- Tansaout Village in Algeria
- Coordinates: 36°26′1″N 4°43′13″E﻿ / ﻿36.43361°N 4.72028°E
- Country: Algeria
- Province: Béjaïa Province
- District: Seddouk District
- Commune: Bouhamza

Area
- • Total: 0.54 km^{2} (0.21 sq mi)
- Elevation: 417 m (1,368 ft)

Population (2009)
- • Total: 700
- Time zone: UTC+1 (CET)
- Postal code: 06034

= Tansaout =

Tansaout تانساوت is a village in Bouhamza Commune, Seddouk District, Béjaïa Province, Algeria.
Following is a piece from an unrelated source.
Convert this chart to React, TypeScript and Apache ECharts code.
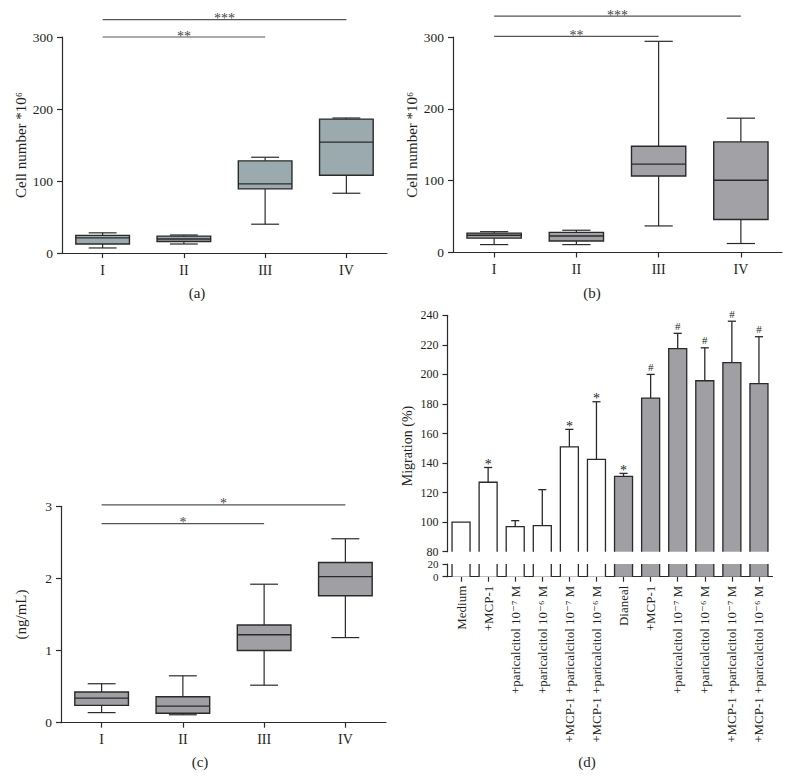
import React, { useEffect, useRef } from 'react';
import * as echarts from 'echarts';

const FONT = "'Liberation Serif', 'DejaVu Serif', 'Times New Roman', serif";

// Panels (a)-(c): groups and box statistics [low whisker, Q1, median, Q3, high whisker]
const groups = ['I', 'II', 'III', 'IV'];
const boxA = [
  [7, 12.5, 21, 24.5, 28],
  [12.5, 16, 19.5, 23.5, 25],
  [40, 89, 96, 128, 133],
  [83, 108, 154, 186, 187.5],
];
const boxB = [
  [11, 20, 24, 27, 29],
  [11, 16, 23, 28, 31],
  [37, 106.5, 123, 148, 294],
  [12.5, 46, 100.5, 154, 187],
];
const boxC = [
  [0.14, 0.24, 0.34, 0.425, 0.54],
  [0.11, 0.13, 0.23, 0.36, 0.65],
  [0.52, 1.0, 1.22, 1.355, 1.92],
  [1.18, 1.76, 2.025, 2.22, 2.55],
];

// significance brackets: [from group index, to group index, level]
const sigA = [[0, 2, 300], [0, 3, 324]];
const sigAText = ['**', '***'];
const sigB = [[0, 2, 301], [0, 3, 329]];
const sigBText = ['**', '***'];
const sigC = [[0, 2, 2.76], [0, 3, 3.02]];
const sigCText = ['*', '*'];

// Panel (d)
const dLabels = [
  'Medium',
  '+MCP-1',
  '+paricalcitol 10⁻⁷ M',
  '+paricalcitol 10⁻⁶ M',
  '+MCP-1 +paricalcitol 10⁻⁷ M',
  '+MCP-1 +paricalcitol 10⁻⁶ M',
  'Dianeal',
  '+MCP-1',
  '+paricalcitol 10⁻⁷ M',
  '+paricalcitol 10⁻⁶ M',
  '+MCP-1 +paricalcitol 10⁻⁷ M',
  '+MCP-1 +paricalcitol 10⁻⁶ M',
];
const dGroup = ['medium', 'medium', 'medium', 'medium', 'medium', 'medium', 'dianeal', 'dianeal', 'dianeal', 'dianeal', 'dianeal', 'dianeal'];
const dValues = [100, 127, 97, 97.6, 151, 142.5, 131, 184, 217.5, 195.7, 208, 193.7];
const dErrTop = [null, 137, 101, 122, 162.8, 181.5, 133, 200, 227.8, 218, 236, 225.5];
const dMarks = ['', '*', '', '', '*', '*', '*', '#', '#', '#', '#', '#'];

const INK = '#2a2a2a';
const TXT = '#231f20';

const makeBoxRender = (fill: string) => (params: any, api: any) => {
  const i = api.value(0);
  const p = [1, 2, 3, 4, 5].map((k) => api.coord([i, api.value(k)]));
  const x = p[0][0];
  const bw = api.size([1, 0])[0] * 0.66;
  const cw = bw * 0.52;
  const ls = { stroke: INK, lineWidth: 1.2 };
  return {
    type: 'group',
    children: [
      { type: 'line', shape: { x1: x, y1: p[0][1], x2: x, y2: p[1][1] }, style: ls },
      { type: 'line', shape: { x1: x, y1: p[3][1], x2: x, y2: p[4][1] }, style: ls },
      { type: 'line', shape: { x1: x - cw / 2, y1: p[0][1], x2: x + cw / 2, y2: p[0][1] }, style: ls },
      { type: 'line', shape: { x1: x - cw / 2, y1: p[4][1], x2: x + cw / 2, y2: p[4][1] }, style: ls },
      {
        type: 'rect',
        shape: { x: x - bw / 2, y: p[3][1], width: bw, height: p[1][1] - p[3][1] },
        style: { fill, stroke: INK, lineWidth: 1.4 },
      },
      { type: 'line', shape: { x1: x - bw / 2, y1: p[2][1], x2: x + bw / 2, y2: p[2][1] }, style: { stroke: INK, lineWidth: 1.4 } },
    ],
  };
};

const makeSigRender = (texts: string[]) => (params: any, api: any) => {
  const a = api.coord([api.value(0), api.value(2)]);
  const b = api.coord([api.value(1), api.value(2)]);
  return {
    type: 'group',
    children: [
      { type: 'line', shape: { x1: a[0], y1: a[1], x2: b[0], y2: b[1] }, style: { stroke: '#555', lineWidth: 1.2 } },
      {
        type: 'text',
        x: (a[0] + b[0]) / 2,
        y: a[1] - 1,
        style: { text: texts[params.dataIndex], fill: '#444', fontSize: 14, fontFamily: FONT, align: 'center', verticalAlign: 'middle' },
      },
    ],
  };
};

const groupFill: Record<string, string> = { medium: '#ffffff', dianeal: '#a0a0a4' };

const barRender = (params: any, api: any) => {
  const i = api.value(0);
  const v = api.value(1);
  const cs = params.coordSys;
  const c = api.coord([i, v]);
  const w = api.size([1, 0])[0] * 0.665;
  const bottom = cs.y + cs.height;
  const clippedTop = c[1] < cs.y;
  const top = Math.max(c[1], cs.y);
  const x0 = c[0] - w / 2;
  const x1 = c[0] + w / 2;
  const fill = groupFill[dGroup[params.dataIndex]];
  const ls = { stroke: INK, lineWidth: 1.3, fill: null };
  const children: any[] = [
    { type: 'rect', shape: { x: x0, y: top, width: w, height: bottom - top }, style: { fill } },
  ];
  if (clippedTop) {
    children.push({ type: 'line', shape: { x1: x0, y1: top, x2: x0, y2: bottom }, style: ls });
    children.push({ type: 'line', shape: { x1: x1, y1: top, x2: x1, y2: bottom }, style: ls });
  } else {
    children.push({ type: 'polyline', shape: { points: [[x0, bottom], [x0, top], [x1, top], [x1, bottom]] }, style: ls });
  }
  return { type: 'group', children };
};

const errRender = (params: any, api: any) => {
  const i = api.value(0);
  const v = api.value(1);
  const e = api.value(2);
  if (e == null || isNaN(e)) return { type: 'group', children: [] };
  const a = api.coord([i, v]);
  const b = api.coord([i, e]);
  const cw = api.size([1, 0])[0] * 0.3;
  const ls = { stroke: INK, lineWidth: 1.3 };
  const mark = dMarks[params.dataIndex];
  const children: any[] = [
    { type: 'line', shape: { x1: a[0], y1: a[1], x2: b[0], y2: b[1] }, style: ls },
    { type: 'line', shape: { x1: b[0] - cw / 2, y1: b[1], x2: b[0] + cw / 2, y2: b[1] }, style: ls },
  ];
  if (mark) {
    children.push({
      type: 'text',
      x: b[0],
      y: mark === '*' ? b[1] - 3 : b[1] - 2,
      style: {
        text: mark,
        fill: TXT,
        fontSize: mark === '*' ? 14 : 11,
        fontFamily: FONT,
        align: 'center',
        verticalAlign: mark === '*' ? 'middle' : 'bottom',
      },
    });
  }
  return { type: 'group', children };
};

const axisLineStyle = { color: INK, width: 1.2 };

const catAxis = (gridIndex: number) => ({
  type: 'category',
  gridIndex,
  data: groups,
  boundaryGap: true,
  axisLine: { show: true, lineStyle: axisLineStyle },
  axisTick: { show: true, alignWithLabel: true, length: 5, lineStyle: axisLineStyle },
  axisLabel: { fontSize: 14, margin: 10, color: TXT, fontFamily: FONT },
  splitLine: { show: false },
});

const valAxis = (gridIndex: number, min: number, max: number, interval: number, name: string, fontSize = 13.5) => ({
  type: 'value',
  gridIndex,
  min,
  max,
  interval,
  name,
  nameLocation: 'middle',
  nameGap: 33,
  nameTextStyle: { fontSize: 15, color: TXT, fontFamily: FONT },
  axisLine: { show: true, lineStyle: axisLineStyle },
  axisTick: { show: true, length: 5, lineStyle: axisLineStyle },
  axisLabel: { fontSize, margin: 9, color: TXT, fontFamily: FONT, showMinLabel: true, showMaxLabel: true, hideOverlap: false },
  splitLine: { show: false },
});

const boxData = (b: number[][]) => b.map((r, i) => [i, ...r]);

const sigSeries = (idx: number, texts: string[], data: number[][]) => ({
  type: 'custom',
  xAxisIndex: idx,
  yAxisIndex: idx,
  renderItem: makeSigRender(texts),
  data,
  encode: { x: [0, 1], y: 2 },
  clip: false,
  itemStyle: { color: '#444' },
});

const panelLabel = (text: string, x: number, y: number) => ({
  type: 'text',
  x,
  y,
  style: { text, fontSize: 15, fontFamily: FONT, fill: TXT, align: 'center', verticalAlign: 'middle' },
});

const option: any = {
  animation: false,
  backgroundColor: '#ffffff',
  textStyle: { fontFamily: FONT },
  grid: [
    { left: 62, top: 37, width: 325, height: 216 },
    { left: 453, top: 37, width: 329, height: 215.5 },
    { left: 61, top: 506.3, width: 325, height: 216.4 },
    { left: 447.5, top: 315.3, width: 325, height: 236.4 },
    { left: 447.5, top: 564, width: 325, height: 12.7 },
  ],
  xAxis: [
    catAxis(0),
    catAxis(1),
    catAxis(2),
    { type: 'category', gridIndex: 3, data: dLabels, boundaryGap: true, show: false },
    {
      type: 'category',
      gridIndex: 4,
      data: dLabels,
      boundaryGap: true,
      axisLine: { show: true, lineStyle: axisLineStyle },
      axisTick: { show: true, alignWithLabel: true, length: 5, lineStyle: axisLineStyle },
      axisLabel: { interval: 0, rotate: 90, fontSize: 13, margin: 9, color: TXT, fontFamily: FONT },
    },
  ],
  yAxis: [
    valAxis(0, 0, 300, 100, 'Cell number *10⁶'),
    valAxis(1, 0, 300, 100, 'Cell number *10⁶'),
    valAxis(2, 0, 3, 1, '(ng/mL)'),
    valAxis(3, 80, 240, 20, '', 12),
    valAxis(4, 0, 20, 20, '', 11),
  ],
  graphic: [
    panelLabel('(a)', 197, 293),
    panelLabel('(b)', 592, 293),
    panelLabel('(c)', 200, 762),
    panelLabel('(d)', 587, 762),
    {
      type: 'text',
      x: 407,
      y: 446,
      rotation: Math.PI / 2,
      style: { text: 'Migration (%)', fontSize: 14, fontFamily: FONT, fill: TXT, align: 'center', verticalAlign: 'middle' },
    },
  ],
  series: [
    { type: 'custom', xAxisIndex: 0, yAxisIndex: 0, renderItem: makeBoxRender('#9aaaae'), data: boxData(boxA), encode: { x: 0, y: [1, 2, 3, 4, 5] }, itemStyle: { color: '#9aaaae' } },
    { type: 'custom', xAxisIndex: 1, yAxisIndex: 1, renderItem: makeBoxRender('#a2a2a6'), data: boxData(boxB), encode: { x: 0, y: [1, 2, 3, 4, 5] }, itemStyle: { color: '#a2a2a6' } },
    { type: 'custom', xAxisIndex: 2, yAxisIndex: 2, renderItem: makeBoxRender('#a0a0a4'), data: boxData(boxC), encode: { x: 0, y: [1, 2, 3, 4, 5] }, itemStyle: { color: '#a0a0a4' } },
    sigSeries(0, sigAText, sigA),
    sigSeries(1, sigBText, sigB),
    sigSeries(2, sigCText, sigC),
    { type: 'custom', xAxisIndex: 3, yAxisIndex: 3, renderItem: barRender, data: dValues.map((v, i) => [i, v]), encode: { x: 0, y: 1 }, itemStyle: { color: INK } },
    { type: 'custom', xAxisIndex: 4, yAxisIndex: 4, renderItem: barRender, data: dValues.map((v, i) => [i, v]), encode: { x: 0, y: 1 }, itemStyle: { color: INK } },
    {
      type: 'custom',
      xAxisIndex: 3,
      yAxisIndex: 3,
      renderItem: errRender,
      data: dValues.map((v, i) => [i, v, dErrTop[i] == null ? NaN : dErrTop[i]]),
      encode: { x: 0, y: [1, 2] },
      clip: false,
      z: 3,
      itemStyle: { color: TXT },
    },
  ],
};

export default function App() {
  const ref = useRef<HTMLDivElement>(null);
  useEffect(() => {
    const chart = echarts.init(ref.current as HTMLDivElement, null, { renderer: 'svg' });
    chart.setOption(option);
    return () => chart.dispose();
  }, []);
  return (
    <div
      ref={ref}
      style={{ position: 'absolute', left: 0, top: 0, width: 790, height: 776, background: '#fff' }}
    />
  );
}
It is located South of Tachouaft and Bouhamza.

The village is home to the River Olive Oil factory, the Stade de Tansaout, Cimetière de Tansaout and the Pont de Tansaout.

==Name==
The villages name is Kabyle and derived from the verb "yinsa". Tansaout translates as "the passage". This is likely due to its location between Béjaïa, Sétif and Bordj Bou Arréridj.

==Location==
The village is on the hillside, with the village going down to the sides of the Tichy-Haf Reservoir. At the bottom of the valley there is market gardening, with fig and olive trees.

==Economy==
The village is known for its weekly market, Souk El Khemis, held on Thursdays. There was a Mountain Farmers' Festival in the village on 29 August 2015. The festival was organised by the Assirem Gouraya association of Béjaïa to give a voice to farmers. Tansaout has considerable potential for agriculture, in particular, sheep breeding. The village is known for its chillis, peppers, and tomatoes, which are sold in markets in Seddouk and Beni Maouche.

==Incidents==
In Late November 1957, the village was evacuated after an ambush at Ighzar n Tissemt in early November. Fighter jets shot at civilians in the village.

There was an earthquake in November 2000 that destroyed many houses in the village. Public authorities granted aid to the displaced families. In December 2007, the lower part of the village flooded with water of the Tichy-Haf Reservoir.